Counsel for defendant then moved that this last testimony be stricken out and the court stated: "I will let it in. I will say to the Foreman and the jury now, in some instance in a conspiracy case such as you have charged here in Count One, as a matter of law if you find that there was a conspiracy existing then any happening that occurred in furtherance of the conspiracy could be used against the conspirator whether he was present or not. If you find that the conspiracy did not exist in so far as this defendant is concerned at that time, I will ask you to strike a lot of the evidence from your minds, from the record."

At this point counsel for the defendant again moved to strike this testimony out. The court denied the motion and counsel excepted.

The court's remaks to the jury were correct statements of the law. Authority on the subject is abundant.But the defendant now contends that his motion to strike should have been granted because the testimony was not material or relevant to any issue, and, in addition, because it was highly prejudicial for the government to introduce testimony tending to show his bad character or reputation before he had put in evidence of his good character.

The testimony was relevant because the payment of the hospital's bills was essential if it was to continue in operation and its continued operation was essential to the maintenance of the lottery which purported to assist in its support. If the testimony, although relevant, was prejudicial, - if it proved too much, - it was the duty of the defendant to suggest to the court below that the jury be instructed to make only a limited use of it. This he failed to do, but advances prejudice as a ground for exclusion for the first time here when it is too late to correct an error which could readily have been corrected at the trial. Under thoroughly familiar principles, this exception must be overruled.

Other exceptions taken during the course of the trial relate only to alleged errors with respect to the substantive count. Under the rule of Jarivs v.
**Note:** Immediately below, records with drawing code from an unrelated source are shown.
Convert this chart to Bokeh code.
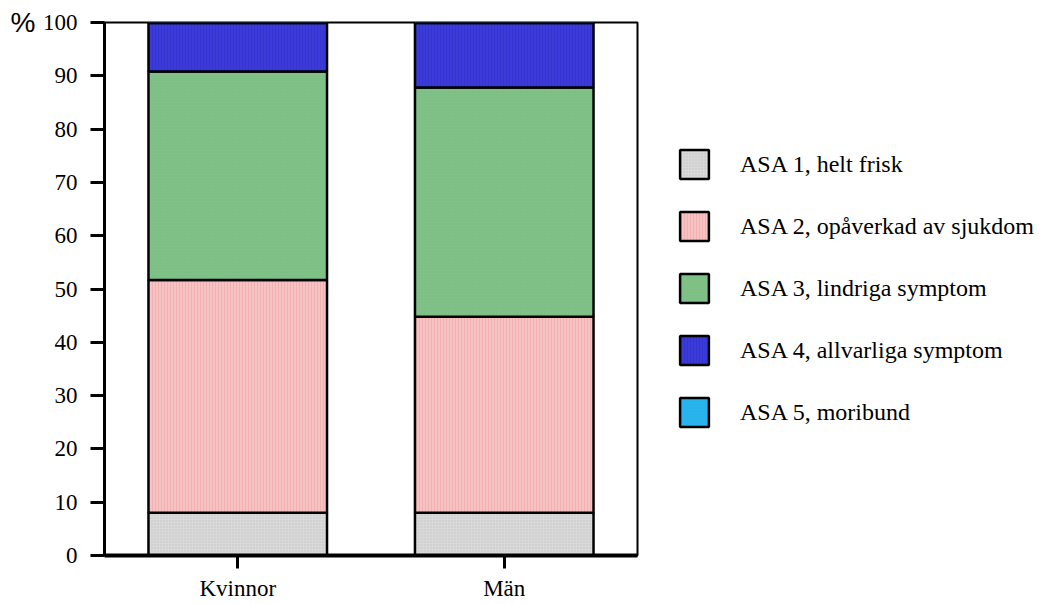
from bokeh.plotting import figure
from bokeh.layouts import row
from bokeh.models import FactorRange, FixedTicker, Legend, LegendItem, LinearAxis, ColumnDataSource
from bokeh.embed import file_html
from bokeh.resources import INLINE

# ---- data ----
groups = ["Kvinnor", "Män"]
series_keys = ["asa1", "asa2", "asa3", "asa4", "asa5"]
series_labels = [
    "ASA 1, helt frisk",
    "ASA 2, opåverkad av sjukdom",
    "ASA 3, lindriga symptom",
    "ASA 4, allvarliga symptom",
    "ASA 5, moribund",
]
asa1 = [8.0, 8.0]
asa2 = [43.7, 36.8]
asa3 = [39.1, 43.0]
asa4 = [9.1, 12.1]
asa5 = [0.1, 0.1]
y_ticks = [0, 10, 20, 30, 40, 50, 60, 70, 80, 90, 100]
unit_label = "%"

# ---- styles ----
fill_colors = ["#d9d9d9", "#f7c2c2", "#7fc187", "#3b3bdc", "#2ab4ee"]
hatch_patterns = ["dot", "vertical_line", "dot", "vertical_line", "dot"]
hatch_colors = ["#b8b8b8", "#eaa5a5", "#74b47c", "#3030c4", "#22a8e0"]
bar_style = dict(
    fill_color=fill_colors, hatch_pattern=hatch_patterns, hatch_color=hatch_colors,
    hatch_scale=3, hatch_weight=1, hatch_alpha=0.6,
    line_color="black", line_width=2.5,
)

source = ColumnDataSource(dict(groups=groups, asa1=asa1, asa2=asa2, asa3=asa3, asa4=asa4, asa5=asa5))

# ---- main chart ----
p = figure(
    x_range=FactorRange(factors=groups, range_padding=0),
    y_range=(0, 100),
    width=640, height=604,
    min_border_left=104, min_border_right=3, min_border_top=22, min_border_bottom=49,
    output_backend="svg", toolbar_location=None,
    background_fill_color="white", border_fill_color="white",
)

p.vbar_stack(series_keys, x="groups", width=0.67, source=source, **bar_style)

p.xgrid.visible = False
p.ygrid.visible = False
p.outline_line_color = "black"
p.outline_line_width = 2

# y axis
p.yaxis.ticker = FixedTicker(ticks=y_ticks)
p.yaxis.axis_line_width = 3
p.yaxis.axis_line_color = "black"
p.yaxis.major_tick_line_width = 3
p.yaxis.major_tick_line_color = "black"
p.yaxis.major_tick_out = 14
p.yaxis.major_tick_in = 0
p.yaxis.minor_tick_line_color = None
p.yaxis.major_label_standoff = 13
p.yaxis.major_label_text_font = "Liberation Serif"
p.yaxis.major_label_text_font_size = "23px"
p.yaxis.major_label_text_color = "black"

# unit marker "%" as an outer left axis with a single labelled tick at 100
unit_axis = LinearAxis(
    ticker=FixedTicker(ticks=[100]),
    major_label_overrides={100: unit_label},
    axis_line_color=None, major_tick_line_color=None, minor_tick_line_color=None,
    major_tick_out=0, major_tick_in=0, major_label_standoff=4,
    major_label_text_font="Liberation Sans", major_label_text_font_size="28px",
    major_label_text_color="black",
)
p.add_layout(unit_axis, "left")

# x axis
p.xaxis.axis_line_width = 4
p.xaxis.axis_line_color = "black"
p.xaxis.major_tick_line_width = 3
p.xaxis.major_tick_line_color = "black"
p.xaxis.major_tick_out = 13
p.xaxis.major_tick_in = 0
p.xaxis.major_label_standoff = 7
p.xaxis.major_label_text_font = "Liberation Serif"
p.xaxis.major_label_text_font_size = "23px"
p.xaxis.major_label_text_color = "black"

# ---- legend panel ----
pl = figure(
    x_range=FactorRange(factors=groups), y_range=(0, 100),
    width=396, height=604,
    min_border_left=0, min_border_right=0, min_border_top=0, min_border_bottom=0,
    x_axis_type=None, y_axis_type=None,
    output_backend="svg", toolbar_location=None,
    background_fill_color="white", border_fill_color="white",
)
pl.outline_line_color = None
pl.xgrid.visible = False
pl.ygrid.visible = False
leg_renderers = pl.vbar_stack(series_keys, x="groups", width=0.67, source=source,
                              visible=False, **bar_style)

items = [LegendItem(label=lab, renderers=[r]) for lab, r in zip(series_labels, leg_renderers)]
legend = Legend(
    items=items, location=(36, 125),
    glyph_width=36, glyph_height=36, spacing=26, label_standoff=28,
    label_text_font="Liberation Serif", label_text_font_size="24px", label_text_color="black",
    padding=0, margin=0, border_line_color=None, background_fill_alpha=0,
    inactive_fill_alpha=0,
)
pl.add_layout(legend)

layout = row(p, pl)
open("out.html", "w").write(file_html(layout, INLINE))
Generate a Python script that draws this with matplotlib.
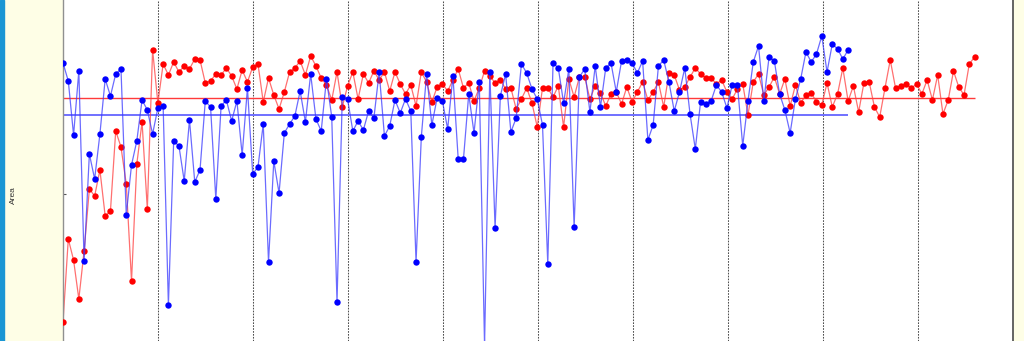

United States, 1 Cir., 90 F.2d 243, 246, they are not before us for consideration.

The judgment of the District Court is affirmed in respect to the sentence imposed on the first count; the appeal from the judgment in respect to the sentence imposed on the sixty-third count is dismissed as moot.

1. He was also a co-defendant who pleaded guilty.

2. Italics supplied.

3. The Standard Press & Bindery Co. was the alias of one memberr of Zimmerman's organization and there was evidence that Will Rogers Memorial Hospital Charity Fund tickets were shipped by Zimmerman's printer in Chicago to the Standard Press in Union City, New Jersey, and reshipped by the latter through New York to Massachusetts.